Dataset content
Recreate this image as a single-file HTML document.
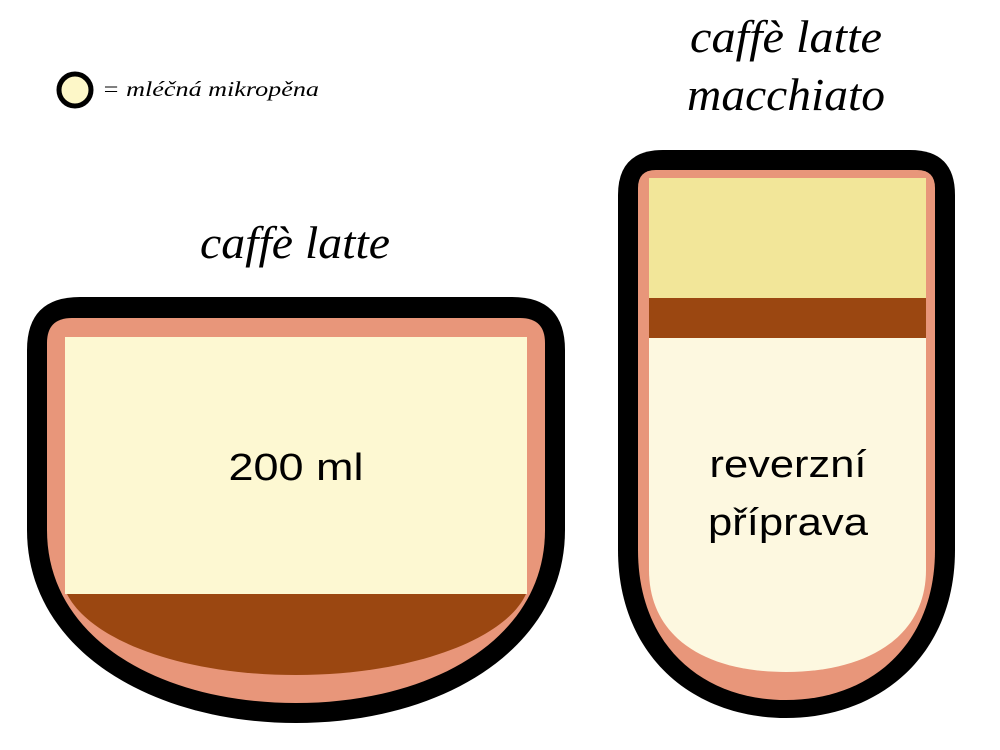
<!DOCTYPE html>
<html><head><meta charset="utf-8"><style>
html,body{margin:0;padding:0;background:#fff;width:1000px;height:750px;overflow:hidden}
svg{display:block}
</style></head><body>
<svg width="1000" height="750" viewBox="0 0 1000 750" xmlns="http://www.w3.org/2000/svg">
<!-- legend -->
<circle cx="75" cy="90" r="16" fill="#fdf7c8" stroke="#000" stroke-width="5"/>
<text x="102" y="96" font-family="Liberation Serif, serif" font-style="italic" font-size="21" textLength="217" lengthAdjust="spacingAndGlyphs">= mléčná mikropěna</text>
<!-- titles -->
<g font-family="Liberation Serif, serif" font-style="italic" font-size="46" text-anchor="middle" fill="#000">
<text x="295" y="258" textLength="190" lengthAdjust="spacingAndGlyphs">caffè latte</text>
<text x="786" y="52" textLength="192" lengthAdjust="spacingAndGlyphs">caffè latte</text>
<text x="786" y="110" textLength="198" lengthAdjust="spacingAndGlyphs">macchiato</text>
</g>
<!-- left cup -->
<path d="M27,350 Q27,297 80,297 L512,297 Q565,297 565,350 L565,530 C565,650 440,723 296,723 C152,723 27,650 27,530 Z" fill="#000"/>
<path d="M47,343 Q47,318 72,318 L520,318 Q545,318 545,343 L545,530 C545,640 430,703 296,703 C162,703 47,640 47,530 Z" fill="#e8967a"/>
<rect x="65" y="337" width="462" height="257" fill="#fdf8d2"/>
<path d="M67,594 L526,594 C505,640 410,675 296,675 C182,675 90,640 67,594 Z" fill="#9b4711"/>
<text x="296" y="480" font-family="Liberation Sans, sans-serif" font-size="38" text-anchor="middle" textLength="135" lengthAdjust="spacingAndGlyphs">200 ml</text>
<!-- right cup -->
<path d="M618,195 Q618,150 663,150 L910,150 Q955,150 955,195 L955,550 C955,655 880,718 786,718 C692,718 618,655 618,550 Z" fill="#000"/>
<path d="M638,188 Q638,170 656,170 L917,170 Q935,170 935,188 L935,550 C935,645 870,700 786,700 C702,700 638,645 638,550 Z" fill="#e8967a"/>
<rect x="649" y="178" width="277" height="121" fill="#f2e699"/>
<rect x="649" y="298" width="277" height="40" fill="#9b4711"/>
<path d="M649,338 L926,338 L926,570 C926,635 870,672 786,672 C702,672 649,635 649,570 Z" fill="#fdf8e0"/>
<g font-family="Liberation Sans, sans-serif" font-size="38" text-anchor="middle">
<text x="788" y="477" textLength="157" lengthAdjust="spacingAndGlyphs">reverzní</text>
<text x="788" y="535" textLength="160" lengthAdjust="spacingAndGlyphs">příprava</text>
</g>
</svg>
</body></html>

Exercise instructions
Every line of the data above should be quoted exactly. Omit the pictures.

Exercise answer
Recreate this image as a single-file HTML document.
<!DOCTYPE html>
<html><head><meta charset="utf-8"><style>
html,body{margin:0;padding:0;background:#fff;width:1000px;height:750px;overflow:hidden}
svg{display:block}
</style></head><body>
<svg width="1000" height="750" viewBox="0 0 1000 750" xmlns="http://www.w3.org/2000/svg">
<!-- legend -->
<circle cx="75" cy="90" r="16" fill="#fdf7c8" stroke="#000" stroke-width="5"/>
<text x="102" y="96" font-family="Liberation Serif, serif" font-style="italic" font-size="21" textLength="217" lengthAdjust="spacingAndGlyphs">= mléčná mikropěna</text>
<!-- titles -->
<g font-family="Liberation Serif, serif" font-style="italic" font-size="46" text-anchor="middle" fill="#000">
<text x="295" y="258" textLength="190" lengthAdjust="spacingAndGlyphs">caffè latte</text>
<text x="786" y="52" textLength="192" lengthAdjust="spacingAndGlyphs">caffè latte</text>
<text x="786" y="110" textLength="198" lengthAdjust="spacingAndGlyphs">macchiato</text>
</g>
<!-- left cup -->
<path d="M27,350 Q27,297 80,297 L512,297 Q565,297 565,350 L565,530 C565,650 440,723 296,723 C152,723 27,650 27,530 Z" fill="#000"/>
<path d="M47,343 Q47,318 72,318 L520,318 Q545,318 545,343 L545,530 C545,640 430,703 296,703 C162,703 47,640 47,530 Z" fill="#e8967a"/>
<rect x="65" y="337" width="462" height="257" fill="#fdf8d2"/>
<path d="M67,594 L526,594 C505,640 410,675 296,675 C182,675 90,640 67,594 Z" fill="#9b4711"/>
<text x="296" y="480" font-family="Liberation Sans, sans-serif" font-size="38" text-anchor="middle" textLength="135" lengthAdjust="spacingAndGlyphs">200 ml</text>
<!-- right cup -->
<path d="M618,195 Q618,150 663,150 L910,150 Q955,150 955,195 L955,550 C955,655 880,718 786,718 C692,718 618,655 618,550 Z" fill="#000"/>
<path d="M638,188 Q638,170 656,170 L917,170 Q935,170 935,188 L935,550 C935,645 870,700 786,700 C702,700 638,645 638,550 Z" fill="#e8967a"/>
<rect x="649" y="178" width="277" height="121" fill="#f2e699"/>
<rect x="649" y="298" width="277" height="40" fill="#9b4711"/>
<path d="M649,338 L926,338 L926,570 C926,635 870,672 786,672 C702,672 649,635 649,570 Z" fill="#fdf8e0"/>
<g font-family="Liberation Sans, sans-serif" font-size="38" text-anchor="middle">
<text x="788" y="477" textLength="157" lengthAdjust="spacingAndGlyphs">reverzní</text>
<text x="788" y="535" textLength="160" lengthAdjust="spacingAndGlyphs">příprava</text>
</g>
</svg>
</body></html>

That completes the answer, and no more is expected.